Marlon F. Hall
Curator of Black artists and art workers
Marlon F. Hall is an artist whose work is rooted in social practice and has grown from anthropological listening. His life intention is to cultivate human potential while unearthing beauty from perceived community brokenness. As an art-making storyteller, he was recently named a Fulbright Specialist by the U.S. Department of Educational and Cultural Affairs, is a 2021 Tulsa Artist Fellow, was the Visual Anthropologist and Social Media Archivist for the Greenwood Art Project, a CBS Gayle King Morning Show subject matter expert, and a producing storyteller for the Emmy Award-winning Migrant Kitchen. His digital photos and film curation are featured in Google Arts and Culture, with a special spotlight on his exhibition linked to the coveted Google search bar. His latest project features one of his carefully curated Amnesia Therapy Salon Dinners in partnership with The British Council and The Kenya Pavilion at the 2022 Venice Biennial.

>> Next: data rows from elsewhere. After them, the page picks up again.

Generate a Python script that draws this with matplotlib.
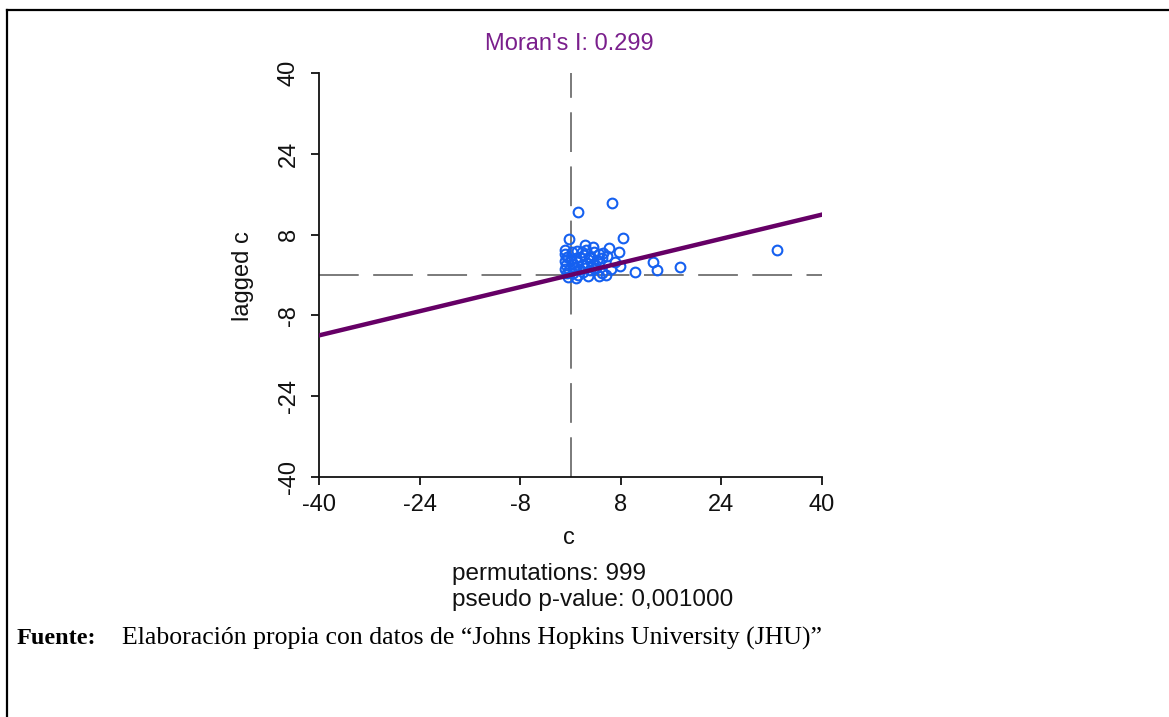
import numpy as np
import matplotlib
matplotlib.use('Agg')
import matplotlib.pyplot as plt
from matplotlib.lines import Line2D

# ##############################################################################
# values (standardised c vs. spatial lag)
moran_i = 0.299
permutations = 999
p_value = '0,001000'

c_vals = [1.2, 6.6, -0.2, 8.4, 2.3, 6.2, 7.7, 32.8, 13.1, 13.8, 17.4, 10.3,
          -0.9, 5.2, 3.3, 7.8, 5.0,
          -0.8, -0.5, 0.3, 1.0, 1.8, 2.5, 3.8, 4.5,
          -0.9, 0.0, 0.8, 1.5, 2.2, 3.0, 4.2, 5.0, 5.8,
          -0.7, 0.2, 1.0, 1.8, 2.6, 3.5, 4.6,
          -0.9, -0.2, 0.6, 1.4, 2.3, 3.1, 4.0,
          -0.6, 0.4, 1.2, 2.0, 2.8, 4.6, 5.6,
          -0.4, 0.8, 6.4, 7.0, 3.6]
lagged_c = [12.4, 14.3, 7.1, 7.4, 5.9, 5.3, 4.6, 4.9, 2.5, 1.0, 1.6, 0.5,
            5.0, 4.3, 3.3, 1.8, 0.3,
            4.2, 3.5, 4.5, 4.8, 4.6, 5.0, 4.6, 4.2,
            2.8, 3.0, 3.3, 3.6, 3.9, 3.5, 3.0, 3.4, 3.8,
            2.0, 2.2, 2.5, 2.0, 2.4, 2.2, 2.6,
            1.2, 1.0, 1.5, 1.1, 1.3, 0.9, 1.3,
            0.3, 0.4, 0.0, 0.5, -0.2, -0.1, 0.0,
            -0.4, -0.5, 1.2, 2.6, 5.5]

ticks = [-40, -24, -8, 8, 24, 40]

# ##############################################################################
W, H = 1169, 717
def fx(px):
    return px / W
def fy(py):
    return 1.0 - py / H

plt.rcParams['font.family'] = ['Liberation Sans', 'DejaVu Sans']
fs = 17
txtcol = '#111111'

fig = plt.figure(figsize=(W / 100, H / 100), dpi=100)
ax = fig.add_axes([fx(319), fy(477), (822 - 319) / W, (477 - 73) / H])

# mean lines
ax.axhline(0, color='#707070', lw=1.3, dashes=(22, 8), zorder=1)
ax.axvline(0, color='#707070', lw=1.3, dashes=(22, 8), zorder=1)

ax.plot(c_vals, lagged_c, 'o', mfc='none', mec='#1560f0', ms=7, mew=1.5,
        zorder=2)

ax.set_xlim(-40, 40)
ax.set_ylim(-40, 40)
xs = np.array(ax.get_xlim())
ax.plot(xs, moran_i * xs, color='#660066', lw=3.2, zorder=3)

ax.set_xticks(ticks)
ax.set_yticks(ticks)
ax.set_xticklabels([str(t) for t in ticks])
ax.set_yticklabels([str(t) for t in ticks], rotation=90, va='center')
ax.tick_params(direction='out', length=6, width=1.3, labelsize=fs,
               colors=txtcol)
ax.tick_params(axis='x', pad=6)
ax.tick_params(axis='y', pad=8)
for side in ['top', 'right']:
    ax.spines[side].set_visible(False)
for side in ['left', 'bottom']:
    ax.spines[side].set_linewidth(1.3)
    ax.spines[side].set_color(txtcol)

# texts
fig.text(fx(569), fy(44), "Moran's I: 0.299", color='#7a1f8c', fontsize=fs,
         ha='center', va='center')
fig.text(fx(569), fy(538), 'c', fontsize=fs, ha='center', va='center',
         color=txtcol)
fig.text(fx(243), fy(276), 'lagged c', fontsize=fs, ha='center', va='center',
         rotation=90, color=txtcol)
fig.text(fx(452), fy(574), f'permutations: {permutations}', fontsize=17.5,
         ha='left', va='center', color=txtcol)
fig.text(fx(452), fy(600), f'pseudo p-value: {p_value}', fontsize=17.5,
         ha='left', va='center', color=txtcol)

fig.text(fx(17), fy(638), 'Fuente:', fontsize=17.5, fontweight='bold',
         family='Liberation Serif', ha='left', va='center')
fig.text(fx(122), fy(638),
         'Elaboración propia con datos de “Johns Hopkins University (JHU)”',
         fontsize=18.5, family='Liberation Serif', ha='left', va='center')

# frame round the figure
fig.add_artist(Line2D([fx(7), fx(7)], [0, fy(10)], color='black', lw=1.6))
fig.add_artist(Line2D([fx(7), 1], [fy(10), fy(10)], color='black', lw=1.6))

plt.savefig('out.png', dpi=100)
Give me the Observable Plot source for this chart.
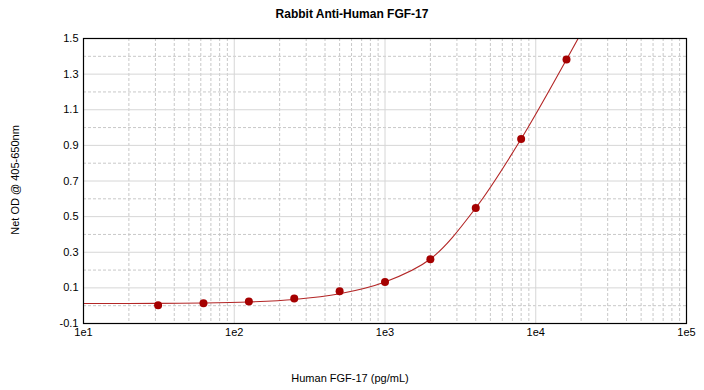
<!DOCTYPE html>
<html>
<head>
<meta charset="utf-8">
<script src="https://cdn.jsdelivr.net/npm/d3@7"></script>
<script src="https://cdn.jsdelivr.net/npm/@observablehq/plot@0.6"></script>
<style>
  html, body { margin: 0; padding: 0; background: #fff; }
  #chart svg { display: block; }
</style>
</head>
<body>
<div id="chart"></div>
<script>
const titleText = "Rabbit Anti-Human FGF-17";
const xLabel = "Human FGF-17 (pg/mL)";
const yLabel = "Net OD @ 405-650nm";

// standards
const conc = [31.25, 62.5, 125, 250, 500, 1000, 2000, 4000, 8000, 16000];
const od   = [0.003, 0.013, 0.024, 0.040, 0.081, 0.133, 0.261, 0.549, 0.936, 1.382];

// fitted curve (clipped to the frame)
const curveConc = [7.8125, 15.625, 31.25, 62.5, 125, 250, 500, 1000, 2000, 4000, 8000, 16000, 32000];
const curveOD   = [0.012, 0.0125, 0.013, 0.015, 0.021, 0.035, 0.067, 0.133, 0.262, 0.549, 0.936, 1.382, 1.85];

// ticks & grid
const xTicks = [10, 100, 1000, 10000, 100000];
const xTickLabels = ["1e1", "1e2", "1e3", "1e4", "1e5"];
const xMinor = [20,30,40,50,60,70,80,90,200,300,400,500,600,700,800,900,2000,3000,4000,5000,6000,7000,8000,9000,20000,30000,40000,50000,60000,70000,80000,90000];
const yTicks = [-0.1, 0.1, 0.3, 0.5, 0.7, 0.9, 1.1, 1.3, 1.5];
const yMinor = [0, 0.2, 0.4, 0.6, 0.8, 1.0, 1.2, 1.4];

const points = conc.map((c, i) => ({c, v: od[i]}));
const curve = curveConc.map((c, i) => ({c, v: curveOD[i]}));

const chart = Plot.plot({
  width: 704,
  height: 390,
  marginLeft: 83,
  marginRight: 18,
  marginTop: 38,
  marginBottom: 67,
  style: {fontFamily: "Liberation Sans, Arial, sans-serif", fontSize: "11px", color: "#000", background: "#fff"},
  x: {type: "log", domain: [10, 100000], ticks: xTicks, tickFormat: (d) => xTickLabels[xTicks.indexOf(d)], tickSize: 0, tickPadding: 5, label: null},
  y: {domain: [-0.1, 1.5], ticks: yTicks, tickFormat: (d) => d3.format(".1f")(d).replace("−", "-"), tickSize: 0, tickPadding: 5, label: null},
  marks: [
    Plot.ruleX(xMinor, {stroke: "#c8c8c8", strokeDasharray: "3,2", strokeWidth: 1}),
    Plot.ruleY(yMinor, {stroke: "#c8c8c8", strokeDasharray: "3,2", strokeWidth: 1}),
    Plot.ruleX(xTicks, {stroke: "#d6d6d6", strokeWidth: 1}),
    Plot.ruleY(yTicks, {stroke: "#d6d6d6", strokeWidth: 1}),
    Plot.line(curve, {x: "c", y: "v", stroke: "#b32626", strokeWidth: 1.1, curve: "catmull-rom", clip: true}),
    Plot.dot(points, {x: "c", y: "v", r: 4, fill: "#a50000", stroke: "none"}),
    Plot.frame({stroke: "#000", strokeWidth: 1.2})
  ]
});

const svg = d3.select(chart);
svg.append("text").attr("x", 352).attr("y", 18).attr("text-anchor", "middle")
  .attr("font-weight", "bold").attr("font-size", "12px").attr("fill", "#000").text(titleText);
svg.append("text").attr("x", 350).attr("y", 382).attr("text-anchor", "middle")
  .attr("font-size", "11px").attr("fill", "#000").text(xLabel);
svg.append("text").attr("transform", "translate(19,180) rotate(-90)").attr("text-anchor", "middle")
  .attr("font-size", "11px").attr("fill", "#000").text(yLabel);

document.getElementById("chart").appendChild(chart);
</script>
</body>
</html>
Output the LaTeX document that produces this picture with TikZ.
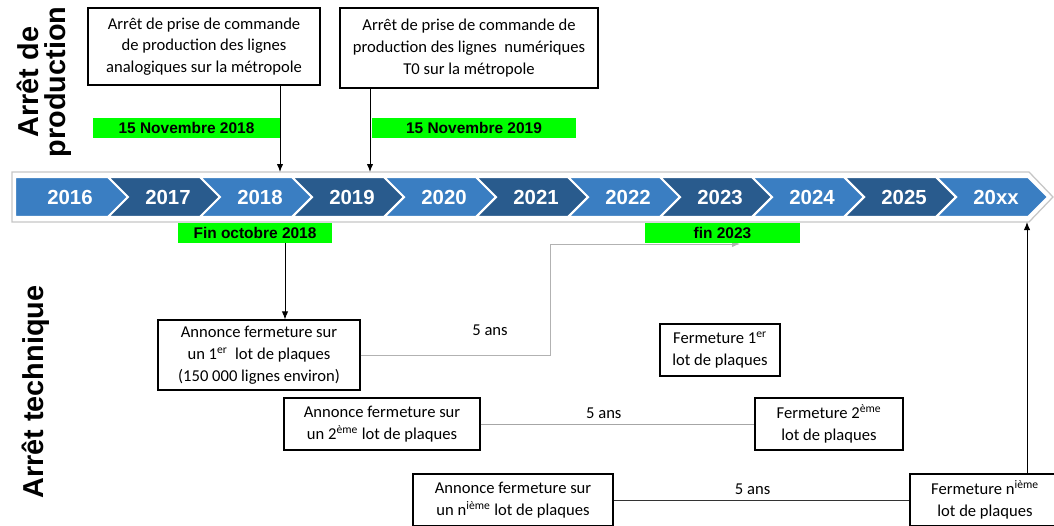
\documentclass[tikz,border=0pt]{standalone}
\usepackage{fontspec}
\setmainfont{Carlito}
\setsansfont{Liberation Sans}
\usetikzlibrary{arrows.meta}
\definecolor{lb}{RGB}{58,126,194}
\definecolor{db}{RGB}{41,91,141}
\tikzset{
  box/.style={draw,line width=0.8pt,align=center,inner sep=0pt,
    font=\fontsize{11.8}{15.5}\selectfont},
  glab/.style={fill=green,inner sep=0pt,minimum height=5mm,
    font=\sffamily\bfseries\fontsize{11}{12}\selectfont},
  lbl/.style={font=\fontsize{11.8}{13}\selectfont},
  arr/.style={line width=0.7pt,-{Latex[length=2mm,width=1.6mm]}},
  link/.style={line width=0.7pt,draw=#1},
  side/.style={rotate=90,align=center,
    font=\sffamily\bfseries\fontsize{20.5}{19.5}\selectfont},
  yr/.style={text=white,font=\sffamily\bfseries\fontsize{14.5}{16}\selectfont}
}

\begin{document}
\begin{tikzpicture}[x=0.25mm,y=-0.25mm]
\useasboundingbox (0,0) rectangle (1054,525);
\node[side] (ap) at (44,82) {Arrêt de\\production};
\node[side] (at) at (36,392) {Arrêt technique};
% frise
\draw[gray!45,line width=0.9pt] (12,172) -- (1029,172) -- (1053,197) -- (1029,222) -- (12,222) -- cycle;
\fill[lb,draw=white,line width=1.5pt] (15,177) -- (108,177) -- (128,197) -- (108,217) -- (15,217) -- cycle;
\node[yr] (y0) at (70,197) {2016};
\foreach \yr/\col [count=\i] in {2017/db,2018/lb,2019/db,2020/lb,2021/db,2022/lb,2023/db,2024/lb,2025/db,20xx/lb}{
  \pgfmathsetmacro\xa{108+92*(\i-1)}
  \pgfmathsetmacro\xb{\xa+92}
  \fill[\col,draw=white,line width=1.5pt] (\xa,177) -- (\xb,177) -- (\xb+20,197)
    -- (\xb,217) -- (\xa,217) -- (\xa+20,197) -- cycle;
  \node[yr] (y\i) at (\xa+60,197) {\yr};
}
% arret de production
\node[box,minimum width=58mm,minimum height=19.25mm] (pa) at (204,46.5)
  {Arrêt de prise de commande\\de production des lignes\\analogiques sur la métropole};
\node[box,minimum width=64.5mm,minimum height=20mm] (pb) at (469,48)
  {Arrêt de prise de commande de\\production des lignes~ numériques\\T0 sur la métropole};
\node[glab,minimum width=46.75mm] (ga) at (186.5,128) {15 Novembre 2018};
\node[glab,minimum width=51mm] (gb) at (474,128) {15 Novembre 2019};
\coordinate (ta) at (280,172);
\coordinate (tb) at (370,172);
\draw[arr] (pa.south -| ta) -- (ta);
\draw[arr] (pb.south -| tb) -- (tb);
% arret technique
\node[glab,minimum width=38.5mm] (gc) at (255,233) {Fin octobre 2018};
\node[box,minimum width=50.5mm,minimum height=17.5mm] (a1) at (259,355)
  {Annonce fermeture sur\\un 1\textsuperscript{er}~ lot de plaques\\(150 000 lignes environ)};
\coordinate (c1) at (285,0);
\draw[arr] (gc.south -| c1) -- (a1.north -| c1);
\coordinate (k1) at (550,244);
\coordinate (e1) at (740,244);
\draw[link=gray!60,arr] (a1.east) -| (k1) -- (e1);
\node[glab,minimum width=38.75mm] (gd) at (722.5,233) {fin 2023};
\node[lbl] (n1) at (490,330) {5 ans};
\node[box,minimum width=30mm,minimum height=13mm] (f1) at (720,350)
  {Fermeture 1\textsuperscript{er}\\lot de plaques};
\node[box,minimum width=49mm,minimum height=13mm] (a2) at (382,424)
  {Annonce fermeture sur\\un 2\textsuperscript{ème} lot de plaques};
\node[box,minimum width=37mm,minimum height=13mm] (f2) at (829,424)
  {Fermeture 2\textsuperscript{ème}\\lot de plaques};
\draw[link=gray!70] (a2) -- node[lbl,above,pos=0.45] (n2) {5 ans} (f2);
\node[box,minimum width=50mm,minimum height=13mm] (a3) at (513,500)
  {Annonce fermeture sur\\un n\textsuperscript{ième} lot de plaques};
\node[box,minimum width=37.5mm,minimum height=13mm] (f3) at (985,500)
  {Fermeture n\textsuperscript{ième}\\lot de plaques};
\draw[link=black!80] (a3) -- node[lbl,above,pos=0.47] (n3) {5 ans} (f3);
\coordinate (tx) at (1027,222);
\draw[arr] (f3.north -| tx) -- (tx);
\end{tikzpicture}
\end{document}
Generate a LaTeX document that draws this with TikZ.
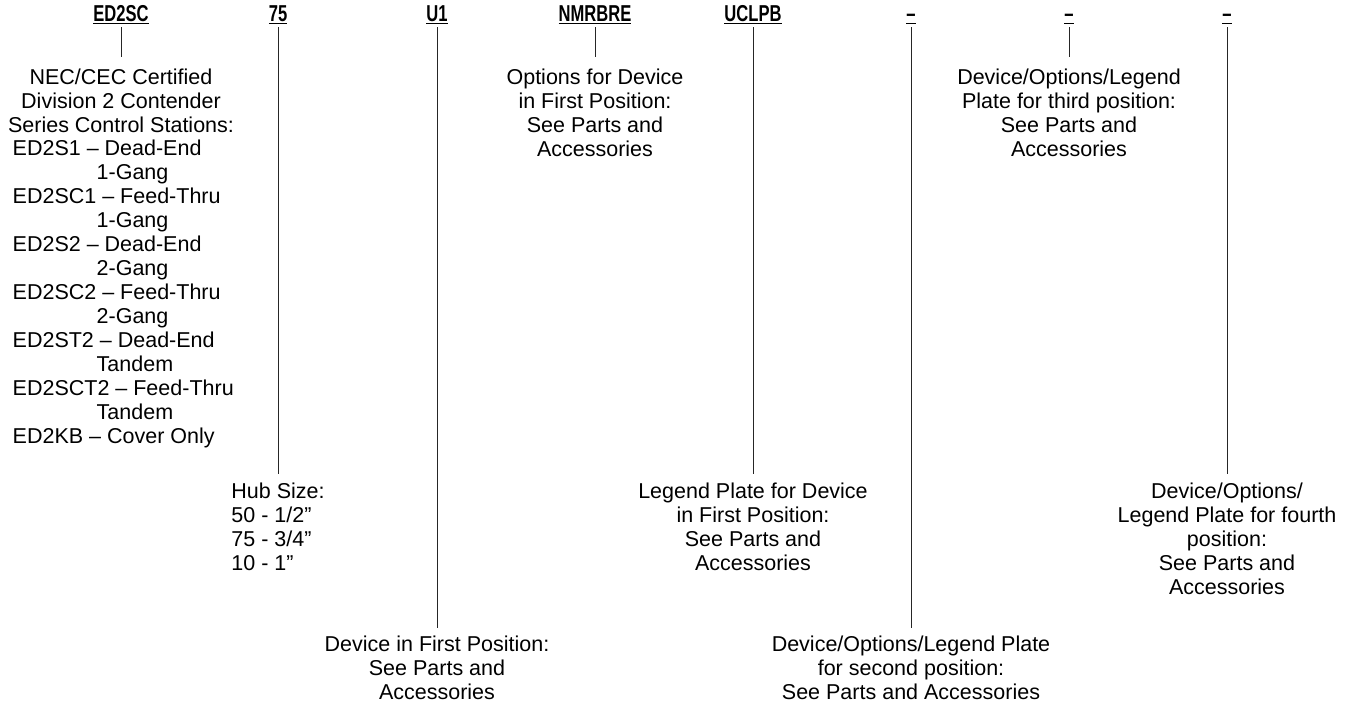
\documentclass[tikz,border=0pt]{standalone}
\usepackage{fontspec}
\setmainfont{Liberation Sans}
\newfontfamily\codefont{Liberation Sans}[FakeStretch=0.72]
\usepackage{tikz}

\begin{document}
\begin{tikzpicture}[x=1pt,y=-1pt,
    every node/.style={font=\fontsize{21.5}{24}\selectfont},
    code/.style={font=\fontsize{23}{24}\selectfont\codefont\bfseries, inner sep=0pt, outer sep=3.5pt, anchor=base},
    desc/.style={align=center, inner xsep=0pt, inner ysep=8pt, anchor=north},
    lead/.style={line width=0.8pt, black!85}]
    \useasboundingbox (0,0) rectangle (1347,704);

    % Catalog number parts
    \node[code] (ed2sc) at (121,21.5) {\underline{ED2SC}};
    \node[code] (hub) at (278,21.5) {\underline{75}};
    \node[code] (u1) at (437,21.5) {\underline{U1}};
    \node[code] (nmrbre) at (595,21.5) {\underline{NMRBRE}};
    \node[code] (uclpb) at (753,21.5) {\underline{UCLPB}};
    \node[code] (pos2) at (911,21.5) {\underline{–}};
    \node[code] (pos3) at (1069,21.5) {\underline{–}};
    \node[code] (pos4) at (1227,21.5) {\underline{–}};

    % Station series
    \node[desc, inner ysep=11.5pt] (ed2sc desc) at (121,57)
        {NEC/CEC Certified\\Division 2 Contender\\Series Control Stations:};
    \node[align=left, inner sep=0pt, anchor=north west] (ed2sc list) at (12.5,140)
        {ED2S1 – Dead-End\\\hspace*{84pt}1-Gang\\
         ED2SC1 – Feed-Thru\\\hspace*{84pt}1-Gang\\
         ED2S2 – Dead-End\\\hspace*{84pt}2-Gang\\
         ED2SC2 – Feed-Thru\\\hspace*{84pt}2-Gang\\
         ED2ST2 – Dead-End\\\hspace*{84pt}Tandem\\
         ED2SCT2 – Feed-Thru\\\hspace*{84pt}Tandem\\
         ED2KB – Cover Only};

    % Hub size
    \node[desc, align=left, inner ysep=8.5pt] (hub desc) at (278,474)
        {Hub Size:\\50 - 1/2”\\75 - 3/4”\\10 - 1”};

    % Devices and options
    \node[desc, inner ysep=7.5pt] (u1 desc) at (437,628)
        {Device in First Position:\\See Parts and\\Accessories};
    \node[desc, inner ysep=11.5pt] (nmrbre desc) at (595,57)
        {Options for Device\\in First Position:\\See Parts and\\Accessories};
    \node[desc, inner ysep=8.5pt] (uclpb desc) at (753,474)
        {Legend Plate for Device\\in First Position:\\See Parts and\\Accessories};
    \node[desc, inner ysep=7.5pt] (pos2 desc) at (911,628)
        {Device/Options/Legend Plate\\for second position:\\See Parts and Accessories};
    \node[desc, inner ysep=11.5pt] (pos3 desc) at (1069,57)
        {Device/Options/Legend\\Plate for third position:\\See Parts and\\Accessories};
    \node[desc, inner ysep=8.5pt] (pos4 desc) at (1227,474)
        {Device/Options/\\Legend Plate for fourth\\position:\\See Parts and\\Accessories};

    % Leader lines
    \draw[lead] (ed2sc.south) -- (ed2sc desc.north);
    \draw[lead] (hub.south) -- (hub desc.north);
    \draw[lead] (u1.south) -- (u1 desc.north);
    \draw[lead] (nmrbre.south) -- (nmrbre desc.north);
    \draw[lead] (uclpb.south) -- (uclpb desc.north);
    \draw[lead] (pos2.south) -- (pos2 desc.north);
    \draw[lead] (pos3.south) -- (pos3 desc.north);
    \draw[lead] (pos4.south) -- (pos4 desc.north);
\end{tikzpicture}
\end{document}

Marlon engages in socially engaged art installations, photography, filmmaking, and carefully curated salon dinner gatherings as a community well and wheel of healing. Ethnographic listening is a well from which folks inwardly draw inspiration, and art is a wheel that moves them forward. Sometimes, the social, political, or physical violence some communities experience creates a trauma that results in cultural amnesia. This amnesia can make it hard for these communities to remember who they are, what they can contribute, and why those contributions are essential.
Today, his work is rooted in Tulsa, where he is tilling the soil with local creatives and community advocates to nourish the harvest of human possibility growing from the ashes of the 1921 Race Massacre. Marlon is the Community Engagement Cultivator for the Tulsa Artist Fellowship. Because memory informs imagination, this is an effort to remember who they were as Black Wall Street and imagine who they can become. He believes Tulsa is not a graveyard but a garden. Gardens also decompose elements of life in them, but they move towards the destined growth cycle of life, death, and renewal. The growth he works to reveal in Tulsa harvests the resilient fruit of the human spirit that is the fire-proof and impenetrable legacy of Black Wall Street.
Curator of Native artists and art workers
Curator of white artists and art workers
Shelby Head (pronouns, fluid) is a sculptor whose work challenges social constructs in the United States through precisely made artwork organized into collections. The research involved during the making of a series informs the medium, materials, and imagery used to create the work. Head has worked in public art and is widely exhibited in galleries, alternative spaces, and art fairs. Head has received numerous art residencies, fellowships, and grants, including the Artist’s Resource Trust Grant, a fund of the Berkshire Taconic Community Foundation (2017), Jentel Artist Fellowship (2018), CT Artist Fellowship Grant (2019), Vermont Studio Center (2019), SLV Social Practice Arts Residency sponsored by the National Endowment for the Arts (2019-20), Tulsa Artist Fellowship (2020-23), Oklahoma Visual Arts Coalition Grants (2020 and 2021), OVAC Thrive Powerhouse Grant in partnership with the Andy Warhol Foundation for the Visual Arts (2022), and the Tulsa Artist Fellowship Integration Arts Award (2022-23). Head’s recent solo exhibitions include Cloyde Snook Gallery (Colorado, 2020), El Pueblo History Museum (Colorado, 2020), Archer Studios Window Installation (Oklahoma, 2021), Melton Gallery at the University of Central Oklahoma (Oklahoma, 2022), and Living Arts of Tulsa (Oklahoma, 2023). Head lives and works in Providence, RI.